I got even worse news for you------I am very familiar with the fact of JEWISH BOLLYWOOD ACTRESSES and---actors and producers-----some of my best friends were born in Bombay---oh----make that Mumbai   (uhm----some not actually born there----their parents were)     Some of them have HINDU surnames-------I doubt that you would know the difference between a  "JOOOISH" name and a muslim name.   Lots of the Mumbai jews have remote origin in Iraq and Iran----or other lands overrun by arabs-------their languages kinda
merged


----------



## Vikrant (Sep 13, 2016)

This is Nadira. She is dead now. In her youthful days, she was the best female villain of Bollywood. I always thought that she was Muslim till someone told me that she was actually Jewish.


----------



## irosie91 (Sep 13, 2016)

Vikrant said:


> This is Nadira. She is dead now. In her youthful days, she was the best female villain of Bollywood. I always thought that she was Muslim till someone told me that she was actually Jewish.

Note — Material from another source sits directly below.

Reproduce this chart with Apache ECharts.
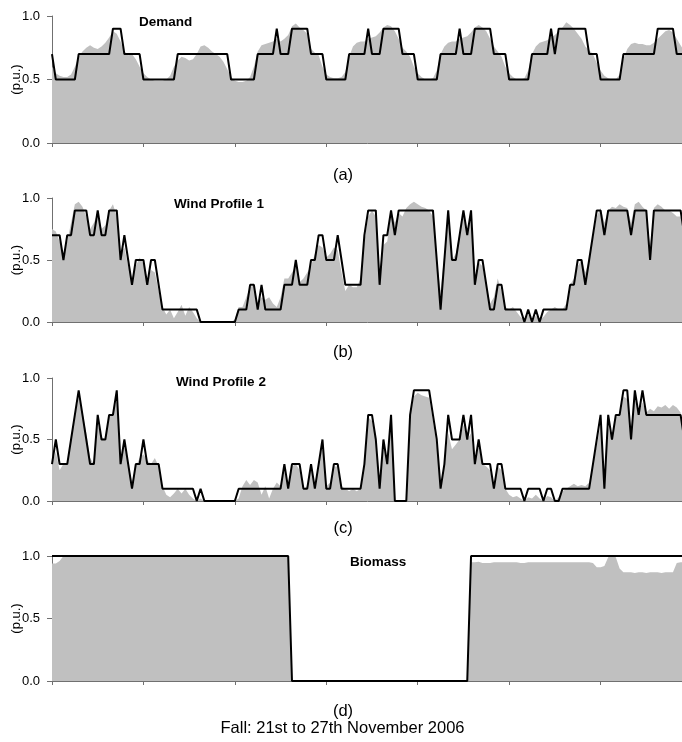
<!DOCTYPE html>
<html>
<head>
<meta charset="utf-8">
<script src="https://cdn.jsdelivr.net/npm/echarts@6/dist/echarts.min.js"></script>
<style>
html,body{margin:0;padding:0;background:#fff;}
#chart{width:682px;height:742px;}
</style>
</head>
<body>
<div id="chart"></div>
<script>
// Hour index (0..167) for 21st to 27th November 2006
const hours = [];
for (let i = 0; i < 168; i++) hours.push(i);

const panelTitles = ['Demand', 'Wind Profile 1', 'Wind Profile 2', 'Biomass'];
const panelCaptions = ['(a)', '(b)', '(c)', '(d)'];
const xAxisTitle = 'Fall: 21st to 27th November 2006';
const yAxisTitle = '(p.u.)';
const yTicks = [0, 0.5, 1.0];

// Demand: actual profile (grey) and discretised profile (black)
const demandActual = [
  0.6,0.55,0.53,0.52,0.52,0.54,0.6,0.68,0.72,0.75,0.77,0.75,0.74,0.76,0.79,0.83,0.88,0.86,0.8,0.72,0.69,0.7,0.66,0.6,
  0.55,0.52,0.5,0.49,0.49,0.49,0.5,0.53,0.6,0.65,0.68,0.67,0.65,0.66,0.7,0.76,0.77,0.75,0.72,0.7,0.68,0.64,0.58,0.52,
  0.49,0.48,0.48,0.49,0.52,0.6,0.72,0.77,0.78,0.79,0.8,0.82,0.8,0.82,0.85,0.92,0.94,0.91,0.89,0.86,0.74,0.71,0.69,0.6,
  0.54,0.52,0.51,0.51,0.52,0.56,0.68,0.76,0.79,0.8,0.8,0.82,0.83,0.84,0.87,0.91,0.93,0.92,0.88,0.82,0.75,0.72,0.68,0.6,
  0.55,0.52,0.5,0.5,0.51,0.57,0.7,0.76,0.79,0.8,0.8,0.82,0.83,0.84,0.87,0.91,0.93,0.91,0.88,0.82,0.76,0.72,0.68,0.6,
  0.55,0.52,0.5,0.5,0.51,0.57,0.7,0.76,0.79,0.8,0.81,0.83,0.85,0.88,0.91,0.95,0.93,0.9,0.86,0.82,0.76,0.73,0.7,0.63,
  0.57,0.53,0.51,0.5,0.5,0.54,0.66,0.74,0.78,0.79,0.78,0.78,0.77,0.77,0.79,0.82,0.85,0.88,0.89,0.87,0.82,0.77,0.72,0.68
];
const demandLevel = [
  0.7,0.5,0.5,0.5,0.5,0.5,0.5,0.7,0.7,0.7,0.7,0.7,0.7,0.7,0.7,0.7,0.9,0.9,0.9,0.7,0.7,0.7,0.7,0.7,
  0.5,0.5,0.5,0.5,0.5,0.5,0.5,0.5,0.5,0.7,0.7,0.7,0.7,0.7,0.7,0.7,0.7,0.7,0.7,0.7,0.7,0.7,0.7,0.5,
  0.5,0.5,0.5,0.5,0.5,0.5,0.7,0.7,0.7,0.7,0.7,0.9,0.7,0.7,0.7,0.9,0.9,0.9,0.9,0.9,0.7,0.7,0.7,0.7,
  0.5,0.5,0.5,0.5,0.5,0.5,0.7,0.7,0.7,0.7,0.7,0.9,0.7,0.7,0.7,0.9,0.9,0.9,0.9,0.9,0.7,0.7,0.7,0.7,
  0.5,0.5,0.5,0.5,0.5,0.5,0.7,0.7,0.7,0.7,0.7,0.9,0.7,0.7,0.7,0.9,0.9,0.9,0.9,0.9,0.7,0.7,0.7,0.7,
  0.5,0.5,0.5,0.5,0.5,0.5,0.7,0.7,0.7,0.7,0.7,0.9,0.7,0.9,0.9,0.9,0.9,0.9,0.9,0.9,0.9,0.7,0.7,0.7,
  0.5,0.5,0.5,0.5,0.5,0.5,0.7,0.7,0.7,0.7,0.7,0.7,0.7,0.7,0.7,0.9,0.9,0.9,0.9,0.9,0.7,0.7,0.7,0.7
];

// Wind Profile 1
const wind1Actual = [
  0.75,0.73,0.65,0.55,0.65,0.8,0.95,0.97,0.93,0.85,0.75,0.8,0.88,0.75,0.78,0.9,0.95,0.85,0.55,0.6,0.45,0.35,0.45,0.52,
  0.47,0.35,0.42,0.4,0.25,0.12,0.06,0.1,0.03,0.08,0.14,0.05,0.12,0.08,0.03,0,0,0,0,0,0,0,0,0,
  0.02,0.12,0.12,0.2,0.28,0.3,0.15,0.2,0.18,0.2,0.15,0.12,0.2,0.35,0.35,0.4,0.45,0.32,0.35,0.4,0.45,0.55,0.62,0.6,
  0.52,0.55,0.6,0.58,0.4,0.25,0.3,0.28,0.28,0.35,0.65,0.85,0.9,0.85,0.4,0.62,0.65,0.9,0.8,0.88,0.85,0.92,0.95,0.97,
  0.95,0.93,0.92,0.9,0.85,0.5,0.25,0.55,0.85,0.5,0.55,0.72,0.85,0.72,0.85,0.35,0.48,0.45,0.3,0.15,0.2,0.35,0.25,0.12,
  0.1,0.12,0.08,0.04,0.02,0.06,0.01,0.05,0.02,0.04,0.08,0.1,0.12,0.1,0.1,0.15,0.3,0.35,0.45,0.5,0.4,0.5,0.68,0.85,
  0.92,0.8,0.9,0.93,0.92,0.95,0.93,0.92,0.8,0.95,0.97,0.93,0.9,0.6,0.92,0.95,0.93,0.9,0.9,0.88,0.85,0.85,0.72,0.7
];
const wind1Level = [
  0.7,0.7,0.7,0.5,0.7,0.7,0.9,0.9,0.9,0.9,0.7,0.7,0.9,0.7,0.7,0.9,0.9,0.9,0.5,0.7,0.5,0.3,0.5,0.5,
  0.5,0.3,0.5,0.5,0.3,0.1,0.1,0.1,0.1,0.1,0.1,0.1,0.1,0.1,0.1,0,0,0,0,0,0,0,0,0,
  0,0.1,0.1,0.1,0.3,0.3,0.1,0.3,0.1,0.1,0.1,0.1,0.1,0.3,0.3,0.3,0.5,0.3,0.3,0.3,0.5,0.5,0.7,0.7,
  0.5,0.5,0.5,0.7,0.5,0.3,0.3,0.3,0.3,0.3,0.7,0.9,0.9,0.9,0.3,0.7,0.7,0.9,0.7,0.9,0.9,0.9,0.9,0.9,
  0.9,0.9,0.9,0.9,0.9,0.5,0.1,0.5,0.9,0.5,0.5,0.7,0.9,0.7,0.9,0.3,0.5,0.5,0.3,0.1,0.1,0.3,0.3,0.1,
  0.1,0.1,0.1,0.1,0,0.1,0,0.1,0,0.1,0.1,0.1,0.1,0.1,0.1,0.1,0.3,0.3,0.5,0.5,0.3,0.5,0.7,0.9,
  0.9,0.7,0.9,0.9,0.9,0.9,0.9,0.9,0.7,0.9,0.9,0.9,0.9,0.5,0.9,0.9,0.9,0.9,0.9,0.9,0.9,0.9,0.7,0.7
];

// Wind Profile 2
const wind2Actual = [
  0.3,0.4,0.25,0.3,0.3,0.5,0.68,0.85,0.72,0.55,0.35,0.3,0.62,0.52,0.5,0.68,0.72,0.82,0.35,0.45,0.3,0.15,0.28,0.35,
  0.38,0.33,0.3,0.35,0.28,0.12,0.05,0.03,0.06,0.1,0.06,0.1,0.05,0.02,0,0.02,0,0,0,0,0,0,0,0,
  0,0.02,0.12,0.17,0.13,0.17,0.15,0.05,0.12,0.02,0.1,0.15,0.12,0.25,0.1,0.28,0.3,0.25,0.1,0.12,0.27,0.12,0.3,0.45,
  0.12,0.15,0.28,0.28,0.12,0.1,0.08,0.1,0.08,0.1,0.3,0.68,0.65,0.5,0.12,0.48,0.3,0.65,0,0,0,0,0.7,0.85,
  0.88,0.86,0.85,0.84,0.65,0.45,0.1,0.3,0.55,0.42,0.46,0.5,0.62,0.5,0.55,0.3,0.45,0.3,0.28,0.25,0.1,0.28,0.25,0.1,
  0.05,0.03,0.04,0.02,0,0.03,0.02,0.05,0.02,0,0.04,0.03,0,0.03,0.08,0.1,0.12,0.14,0.12,0.13,0.12,0.15,0.3,0.45,
  0.62,0.15,0.6,0.5,0.68,0.7,0.85,0.83,0.55,0.85,0.72,0.8,0.72,0.75,0.73,0.77,0.76,0.78,0.75,0.78,0.76,0.72,0.5,0.5
];
const wind2Level = [
  0.3,0.5,0.3,0.3,0.3,0.5,0.7,0.9,0.7,0.5,0.3,0.3,0.7,0.5,0.5,0.7,0.7,0.9,0.3,0.5,0.3,0.1,0.3,0.3,
  0.5,0.3,0.3,0.3,0.3,0.1,0.1,0.1,0.1,0.1,0.1,0.1,0.1,0.1,0,0.1,0,0,0,0,0,0,0,0,
  0,0.1,0.1,0.1,0.1,0.1,0.1,0.1,0.1,0.1,0.1,0.1,0.1,0.3,0.1,0.3,0.3,0.3,0.1,0.1,0.3,0.1,0.3,0.5,
  0.1,0.1,0.3,0.3,0.1,0.1,0.1,0.1,0.1,0.1,0.3,0.7,0.7,0.5,0.1,0.5,0.3,0.7,0,0,0,0,0.7,0.9,
  0.9,0.9,0.9,0.9,0.7,0.5,0.1,0.3,0.7,0.5,0.5,0.5,0.7,0.5,0.7,0.3,0.5,0.3,0.3,0.3,0.1,0.3,0.3,0.1,
  0.1,0.1,0.1,0.1,0,0.1,0.1,0.1,0.1,0,0.1,0.1,0,0,0.1,0.1,0.1,0.1,0.1,0.1,0.1,0.1,0.3,0.5,
  0.7,0.1,0.7,0.5,0.7,0.7,0.9,0.9,0.5,0.9,0.7,0.9,0.7,0.7,0.7,0.7,0.7,0.7,0.7,0.7,0.7,0.7,0.5,0.5
];

// Biomass
const biomassActual = [
  0.94,0.94,0.96,1,1,1,1,1,1,1,1,1,1,1,1,1,1,1,1,1,1,1,1,1,
  1,1,1,1,1,1,1,1,1,1,1,1,1,1,1,1,1,1,1,1,1,1,1,1,
  1,1,1,1,1,1,1,1,1,1,1,1,1,1,1,0,0,0,0,0,0,0,0,0,
  0,0,0,0,0,0,0,0,0,0,0,0,0,0,0,0,0,0,0,0,0,0,0,0,
  0,0,0,0,0,0,0,0,0,0,0,0,0,0,0.95,0.95,0.955,0.945,0.945,0.945,0.95,0.95,0.95,0.95,
  0.95,0.95,0.95,0.945,0.945,0.95,0.95,0.95,0.95,0.95,0.95,0.95,0.95,0.95,0.95,0.95,0.95,0.95,0.95,0.95,0.95,0.95,0.945,0.91,
  0.91,0.92,0.99,1,0.99,0.9,0.87,0.87,0.87,0.865,0.87,0.87,0.865,0.87,0.87,0.87,0.865,0.87,0.87,0.87,0.945,0.95,0.95,0.95
];
const biomassLevel = [
  1,1,1,1,1,1,1,1,1,1,1,1,1,1,1,1,1,1,1,1,1,1,1,1,
  1,1,1,1,1,1,1,1,1,1,1,1,1,1,1,1,1,1,1,1,1,1,1,1,
  1,1,1,1,1,1,1,1,1,1,1,1,1,1,1,0,0,0,0,0,0,0,0,0,
  0,0,0,0,0,0,0,0,0,0,0,0,0,0,0,0,0,0,0,0,0,0,0,0,
  0,0,0,0,0,0,0,0,0,0,0,0,0,0,1,1,1,1,1,1,1,1,1,1,
  1,1,1,1,1,1,1,1,1,1,1,1,1,1,1,1,1,1,1,1,1,1,1,1,
  1,1,1,1,1,1,1,1,1,1,1,1,1,1,1,1,1,1,1,1,1,1,1,1
];

const actualSets = [demandActual, wind1Actual, wind2Actual, biomassActual];
const levelSets = [demandLevel, wind1Level, wind2Level, biomassLevel];

// ---------- layout / style ----------
const FONT = 'Liberation Sans, Arial, Helvetica, sans-serif';
const gridTops = [16, 198, 378, 556];
const gridHeights = [127, 124, 123, 125];
const titlePos = [[139, 22], [174, 204.5], [176, 382], [350, 562.5]];
const captionY = [175, 352, 528, 711];

const grids = [], xAxes = [], yAxes = [], series = [], graphics = [];
for (let p = 0; p < 4; p++) {
  grids.push({left: 52, top: gridTops[p], width: 640, height: gridHeights[p],
    containLabel: false, outerBoundsMode: 'none'});
  xAxes.push({
    type: 'value', gridIndex: p, min: 0, max: 168, interval: 24,
    axisLine: {show: true, lineStyle: {color: '#707070', width: 1}},
    axisTick: {show: true, length: 4, lineStyle: {color: '#707070'}},
    axisLabel: {show: false}, splitLine: {show: false}
  });
  yAxes.push({
    type: 'value', gridIndex: p, min: 0, max: 1, interval: 0.5,
    axisLine: {show: true, lineStyle: {color: '#707070', width: 1}},
    axisTick: {show: true, length: 5, lineStyle: {color: '#707070'}},
    axisLabel: {show: true, color: '#000', fontSize: 13, fontFamily: FONT, margin: 12,
      formatter: v => v.toFixed(1)},
    splitLine: {show: false},
    name: yAxisTitle, nameLocation: 'middle', nameRotate: 90, nameGap: 29,
    nameMoveOverlap: false,
    nameTextStyle: {color: '#000', fontSize: 13, fontFamily: FONT}
  });
  series.push({
    type: 'line', xAxisIndex: p, yAxisIndex: p, z: 2,
    data: hours.map((h, i) => [h, actualSets[p][i]]),
    showSymbol: false, symbol: 'none',
    lineStyle: {width: 0, color: '#c0c0c0'},
    areaStyle: {color: '#c0c0c0', opacity: 1},
    itemStyle: {color: '#c0c0c0'},
    silent: true
  });
  series.push({
    type: 'line', xAxisIndex: p, yAxisIndex: p, z: 3,
    data: hours.map((h, i) => [h, levelSets[p][i]]),
    showSymbol: false, symbol: 'none',
    lineStyle: {width: 2, color: '#000'},
    itemStyle: {color: '#000'},
    silent: true
  });
  graphics.push({
    type: 'text', x: titlePos[p][0], y: titlePos[p][1], z: 10,
    style: {text: panelTitles[p], font: 'bold 13.5px ' + FONT, fill: '#000',
      textAlign: 'left', textVerticalAlign: 'middle', align: 'left', verticalAlign: 'middle'}
  });
  graphics.push({
    type: 'text', x: 343, y: captionY[p], z: 10,
    style: {text: panelCaptions[p], font: '16.5px ' + FONT, fill: '#000',
      textAlign: 'center', textVerticalAlign: 'middle', align: 'center', verticalAlign: 'middle'}
  });
}
graphics.push({
  type: 'text', x: 342.5, y: 728, z: 10,
  style: {text: xAxisTitle, font: '16.5px ' + FONT, fill: '#000',
    textAlign: 'center', textVerticalAlign: 'middle', align: 'center', verticalAlign: 'middle'}
});

const chart = echarts.init(document.getElementById('chart'), null, {renderer: 'canvas'});
chart.setOption({
  animation: false,
  backgroundColor: '#fff',
  grid: grids,
  xAxis: xAxes,
  yAxis: yAxes,
  series: series,
  graphic: graphics
});
</script>
</body>
</html>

do you expect me to be surprised?  ----she looks like several people I know who are of REMOTE Iraqi origin  ---but then migrated to MUMBAI  (uhm----make that Bombay)    Lots of jews fled Iraq in times of stress  (that means muslims were killing them)     They seemed to gravitate more to ZOROASTRIANS  (parsees)  than to muslims


----------



## Vikrant (Sep 16, 2016)

irosie91 said:


> Vikrant said:
> 
> 
> > This is Nadira. She is dead now. In her youthful days, she was the best female villain of Bollywood. I always thought that she was Muslim till someone told me that she was actually Jewish.
> ...



Both Parsees and Jews were fleeing Islamic persecution. Jews arrived in India way before Paresees started to arrive. Back then India used to have sea route trade with the middle eastern countries. Once Jews realized that they were no longer safe in the middle eastern countries, the ones that could hop on Indian ships did so and ended up in India. That is why Jews settled in coastal cities of India. Later when Iran was taken over by Islam, Parsees escaped to India -- pretty much the same story as Jews.


----------



## irosie91 (Sep 16, 2016)

Vikrant said:


> irosie91 said:
> 
> 
> > Vikrant said:
> ...



yes----way before-----not only to Mumbai----there are buried or ruins of synagogues even in Karachi and Lahore-----and some still standing structures in Kerala.     Zoroastrians of recent  (past few hundred years arrival in India)----got along with the jews in Bombay-------thus BOLLYWOOD------(lucky india)


----------